Moore County's own Democratic Party chairman, Brian Deaton, on Thursday added his thoughtful and diplomatic voice to those gently urging the former first lady to take stock of her situation and recognize that there is a time to wage war and a time to withdraw from the field in honor.

"It's time to get in touch with the math that's at play here," Deaton said. " ... it's time to face the facts that are there and get behind the candidate and get moving."

Sowing Seeds of Discord

Clinton keeps insisting that it's not over till it's over, that it is still possible for her to win, and that she would stand a better chance than Obama of beating McCain. Be that as it may, the fact is that there are only two possible (though mathematically unlikely) ways to pull it off, and either one would look underhanded and unfair and manipulative -- and would therefore sow seeds of discord just waiting to sprout in the fall.
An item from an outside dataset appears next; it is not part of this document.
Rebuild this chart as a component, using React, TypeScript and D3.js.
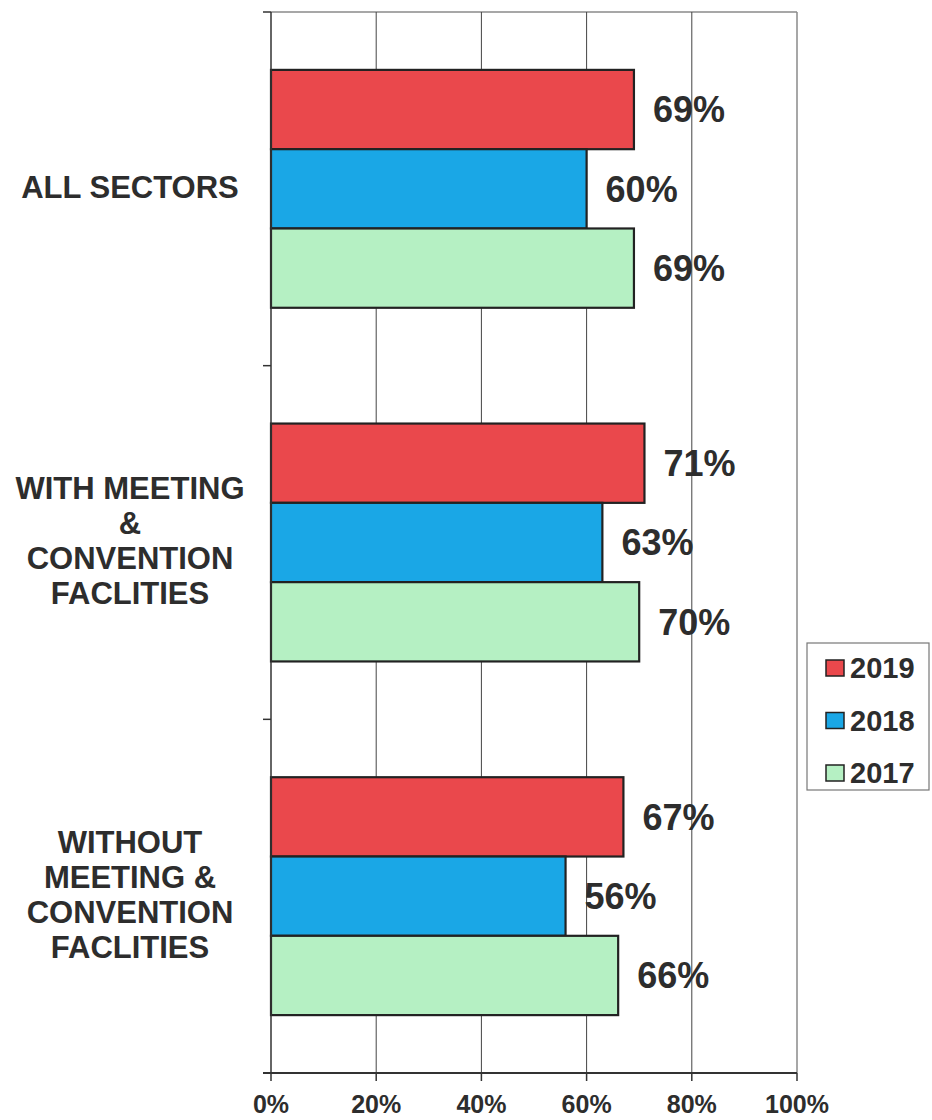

The first of those two ways is by getting her way in her continuing demand that the votes from the Florida and Michigan primaries be counted. But that would amount to moving the goal posts in the middle of the game. The party ruled both primaries illegitimate ahead of time on the grounds that they were being held too early in defiance of the rules. (Obama wasn't even on the ballot in Michigan. And he didn't campaign in Florida.

The second unfair way for Clinton to win would be by persuading or pressuring enough superdelegates to overrule the will of the majority of Democratic voters and vote for her, which would certainly touch off a civil war within the party. Does she really want to be held responsible for the consequences of that?

We can't blame Clinton for her reluctance to let go. But she's doing no one a favor -- least of all herself -- by turning such a blind eye to the handwriting on the wall.